# WOW members congratz  on a job well done!



## Zeek (Aug 7, 2012)

We hit 500 members today and even more important we avg about 140 of our active registered members online during the day and evening!  

 Some sites have  thousands of members and still don't have 100 of their ppl online at any given time, our list down there showing active members is current and legit and updates automatically when someone logs in or out of the site.  Now the guests number I don't know and not sure I buy it at all but whatever may be a glitch in the system. The old system of running boards is broken and has long been due for an over haul. The whole bullshit of that members are on the sites as a privlidge and sponsors keep the lights on is horseshit!! members supporting the boards keep the lights on and without them there would be no sponsors.  Also elitest crap doesn't exist here The admin has the exact same status as a newbie just in the door and that is how it should be! Vets being decided on by admins or just mods alone is also a brtoken and outdated system!  The members are smart enough to run and decide things on their board and we are going to prove it!

 Anyway The MEMBERS have built this site and are shaping it into what it will become and i think you having a say in everything that goes on here, no source protection, honest feedback encouraged and welcomed as well as the freedom to do or say whatever you want with the exception of our two rules!  is hwat is causing such a great response from our guys that join.

 I'm honored to be an SI member with you all and lets keep it up!!


----------



## Bro Bundy (Aug 7, 2012)

I love being a part of this team.SI till I die!


----------



## Zeek (Aug 7, 2012)

Brother Bundy said:


> I love being a part of this team.SI till I die!



 Bundy, could not have said it better myself

All the members here and the mods and admin are all part of the same team! I'm a guy that sticks needles in his ass just like the rest of you


----------



## 63Vette (Aug 7, 2012)

I REALLY like this site......


----------



## sfstud33 (Aug 8, 2012)

I started at Elite Fitness, found Ology and then found this site. To be honest, this site has been the best for helping me with the information and resources i needed. SI is the best!


----------



## grind4it (Aug 8, 2012)

It's good to see this thing grow.


----------



## 69nites (Aug 8, 2012)

This site is a good one. As a rule I generally don't go on any site with the word "steroid" in the title. This one is the exception.


----------



## j2048b (Aug 8, 2012)

I love this site as well, i hope it stays personal as it has so far, id hate to see it get too big like other sites where people are bashing the newbees and crap like that for legitimete questions and acting elitist as zeek pointed out! 

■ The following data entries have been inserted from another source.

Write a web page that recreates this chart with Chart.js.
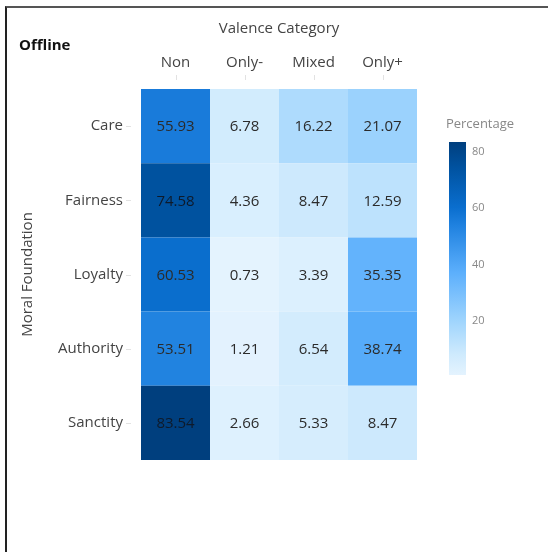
<!DOCTYPE html>
<html>
<head>
<meta charset="utf-8">
<script src="https://cdn.jsdelivr.net/npm/chart.js@4.4.1/dist/chart.umd.min.js"></script>
<style>
  html, body { margin: 0; padding: 0; background: #fff; }
  #wrap { position: relative; width: 548px; height: 552px; }
  #frame { position: absolute; left: 5px; top: 6px; width: 543px; height: 546px;
           border-top: 2px solid #555; border-left: 2px solid #222; box-sizing: border-box; pointer-events: none; }
</style>
</head>
<body>
<div id="wrap">
  <canvas id="heat" width="548" height="552"></canvas>
  <div id="frame"></div>
</div>
<script>
const ROWS = ['Care', 'Fairness', 'Loyalty', 'Authority', 'Sanctity'];
const COLS = ['Non', 'Only-', 'Mixed', 'Only+'];
const NON = [55.93, 74.58, 60.53, 53.51, 83.54];
const ONLY_NEG = [6.78, 4.36, 0.73, 1.21, 2.66];
const MIXED = [16.22, 8.47, 3.39, 6.54, 5.33];
const ONLY_POS = [21.07, 12.59, 35.35, 38.74, 8.47];
const CB_TICKS = [20, 40, 60, 80];

const columns = [NON, ONLY_NEG, MIXED, ONLY_POS];
const all = columns.flat();
const zmin = Math.min(...all);
const zmax = Math.max(...all);

// colour scale, light to dark blue
const stops = [
  [0, [228, 243, 254]],
  [0.09, [206, 234, 253]],
  [0.23, [160, 213, 253]],
  [0.44, [92, 175, 252]],
  [0.64, [32, 130, 224]],
  [0.72, [10, 110, 206]],
  [0.89, [0, 82, 160]],
  [1, [0, 63, 126]]
];

function colorFor(v) {
  const t = (v - zmin) / (zmax - zmin);
  for (let i = 1; i < stops.length; i++) {
    if (t <= stops[i][0]) {
      const a = stops[i - 1], b = stops[i];
      const f = (t - a[0]) / (b[0] - a[0]);
      const c = a[1].map((x, k) => Math.round(x + (b[1][k] - x) * f));
      return `rgb(${c[0]},${c[1]},${c[2]})`;
    }
  }
  return 'rgb(0,63,126)';
}

const FONT = "'Open Sans', sans-serif";

const heatPlugin = {
  id: 'heatExtras',
  afterDatasetsDraw(chart) {
    const ctx = chart.ctx;
    ctx.save();
    ctx.font = `15px ${FONT}`;
    ctx.textAlign = 'center';
    ctx.textBaseline = 'middle';
    chart.data.datasets.forEach((ds, di) => {
      chart.getDatasetMeta(di).data.forEach((bar, ri) => {
        const p = bar.getProps(['x', 'y', 'base'], true);
        const v = columns[di][ri];
        ctx.fillStyle = v > 70 ? '#0e1a2a' : '#2b2b2b';
        ctx.fillText(v.toFixed(2), (p.x + p.base) / 2, p.y + 1);
      });
    });
    ctx.restore();
  },
  afterDraw(chart) {
    const ctx = chart.ctx;
    const xs = chart.scales.x, ys = chart.scales.y;
    ctx.save();
    // short tick marks
    ctx.strokeStyle = '#e2e2e2';
    ctx.lineWidth = 1;
    COLS.forEach((c, i) => {
      const px = Math.round(xs.getPixelForValue(i + 0.5)) + 0.5;
      ctx.beginPath(); ctx.moveTo(px, 75); ctx.lineTo(px, 80); ctx.stroke();
    });
    ROWS.forEach((r, i) => {
      const py = Math.round(ys.getPixelForValue(i)) + 0.5;
      ctx.beginPath(); ctx.moveTo(126, py); ctx.lineTo(131, py); ctx.stroke();
    });

    // title
    ctx.fillStyle = '#111';
    ctx.font = `bold 15px ${FONT}`;
    ctx.textAlign = 'left';
    ctx.textBaseline = 'middle';
    ctx.fillText('Offline', 19, 46);

    // colour bar
    const cbL = 449, cbW = 17, cbTop = 142, cbBot = 375;
    const g = ctx.createLinearGradient(0, cbBot, 0, cbTop);
    stops.forEach(s => g.addColorStop(s[0], `rgb(${s[1].join(',')})`));
    ctx.fillStyle = g;
    ctx.fillRect(cbL, cbTop, cbW, cbBot - cbTop);
    ctx.fillStyle = '#888';
    ctx.font = `11px ${FONT}`;
    ctx.textAlign = 'left';
    CB_TICKS.forEach(t => {
      const py = cbBot - (t - zmin) / (zmax - zmin) * (cbBot - cbTop);
      ctx.fillText(String(t), cbL + 23, py);
    });
    ctx.font = `13px ${FONT}`;
    ctx.textAlign = 'center';
    ctx.fillText('Percentage', 480, 124);
    ctx.restore();
  }
};

new Chart(document.getElementById('heat'), {
  type: 'bar',
  data: {
    labels: ROWS,
    datasets: columns.map((col, i) => ({
      label: COLS[i],
      data: col.map(() => [i, i + 1]),
      backgroundColor: col.map(colorFor),
      borderWidth: 0,
      inflateAmount: 0,
      barPercentage: 1,
      categoryPercentage: 1,
      grouped: false
    }))
  },
  options: {
    indexAxis: 'y',
    responsive: false,
    animation: false,
    layout: { padding: { left: 10, right: 131, top: 10, bottom: 92 } },
    plugins: { legend: { display: false }, tooltip: { enabled: false } },
    scales: {
      x: {
        type: 'linear',
        position: 'top',
        min: 0,
        max: 4,
        afterBuildTicks: s => { s.ticks = COLS.map((c, i) => ({ value: i + 0.5 })); },
        afterFit: s => { s.height = 79; },
        ticks: {
          callback: (v, i) => COLS[i],
          color: '#444',
          font: { family: FONT, size: 15 },
          padding: 17
        },
        grid: { display: false, drawTicks: false },
        border: { display: false },
        title: {
          display: true,
          text: 'Valence Category',
          color: '#444',
          font: { family: FONT, size: 15 },
          padding: { top: 10, bottom: 0 }
        }
      },
      y: {
        type: 'category',
        offset: true,
        afterFit: s => { s.width = 131; },
        ticks: {
          color: '#444',
          font: { family: FONT, size: 15 },
          padding: 18
        },
        grid: { display: false, drawTicks: false },
        border: { display: false },
        title: {
          display: true,
          text: 'Moral Foundation',
          color: '#444',
          font: { family: FONT, size: 15 },
          padding: { top: 9, bottom: 0 }
        }
      }
    }
  },
  plugins: [heatPlugin]
});
</script>
</body>
</html>
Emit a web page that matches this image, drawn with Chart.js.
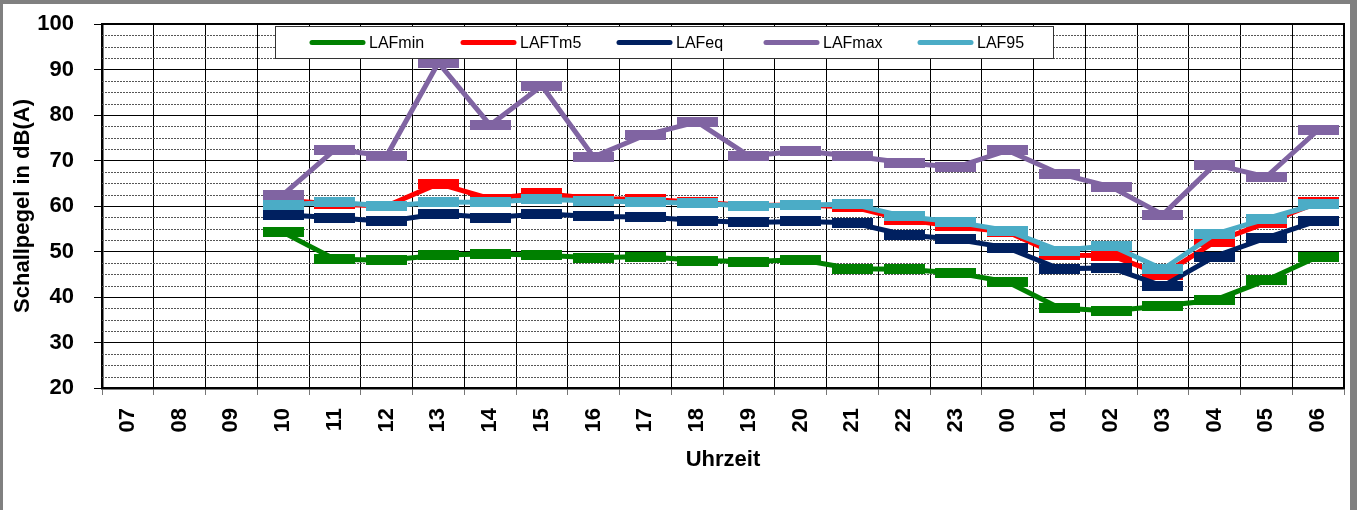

Hope to be here with no issues for a very long time! Glad i was invited!


----------



## Zeek (Aug 8, 2012)

No worries on that ever happening while an old buzzard holds a cane around here! I have zero tolerance for ppl flaming each other on a board. If they want to act like fools do it in PM's  This site is about helping each other and the brotherhood and  sub culture that we are all a part of! Newbies are also key for a sites growth over time, if a site does not bring in newbies regularly it is a site that will soon die!




j2048b said:


> I love this site as well, i hope it stays personal as it has so far, id hate to see it get too big like other sites where people are bashing the newbees and crap like that for legitimete questions and acting elitist as zeek pointed out!
> 
> Hope to be here with no issues for a very long time! Glad i was invited!


----------



## TheLupinator (Aug 8, 2012)

Love this place.. Keep the Si train chugging!


----------



## AndroSport (Aug 8, 2012)

Keep it movie brothers!!

*SI Brotherhooooooooood!*


----------



## Jake_House (Aug 8, 2012)

Truely a solid group of guys right here.


----------



## Shane1974 (Aug 8, 2012)

The best site available. I visit no other sites! I joined ology after I joined SI, but after experiencing the way things are here, I never went back to ology. Everyone has been so helpful, and I have learned so much and made many friends. SI is my home, bro!


----------



## LeanHerm (Aug 8, 2012)

Reading this brought a chill to my back.  Basically what it comes down to is we're not helping each other for their safety of aas. We do that but even more we have grown to have a good bond with each other and have fun. Being when we pretty much started it we had what 100 members or something like that. Not alot of members back then but we all knew what was going on pretty much. We have guys with tons of knowledge like get some, Cs, ez and so many more. Keep it up fellas.


----------



## Pikiki (Aug 8, 2012)

Def the diffence here is th eway WE ALL do things here and RESPECT eachother, I hope this never goes way...


----------



## HH (Aug 8, 2012)

*This is Home! *


----------



## coltmc4545 (Aug 8, 2012)

................


----------



## DF (Aug 8, 2012)

This site is truley one of a kind.  Not only do we have a whole lot of knowledge here.  We have the best bunch of guy & gals to hang with as well.  Thank you all for letting me be part of the Brotherhood.


----------



## OCDude (Aug 8, 2012)

Love the camraderie here! feels good to know there's smart guys out there who are all looking out for each other, and as I told Bundy the occasional bro "Get your head outta your ass" slap is acceptable as well!


----------



## JOMO (Aug 8, 2012)

Me Gusta SI!!! 

It is home, proud to be a part of this site.


----------



## creekrat (Aug 9, 2012)

Just glad that I was invited over here.  Nice not having to Wade thru the BS that others have


----------



## SFGiants (Aug 9, 2012)

Nice!!!!!!!!!!!!!!!!!!


----------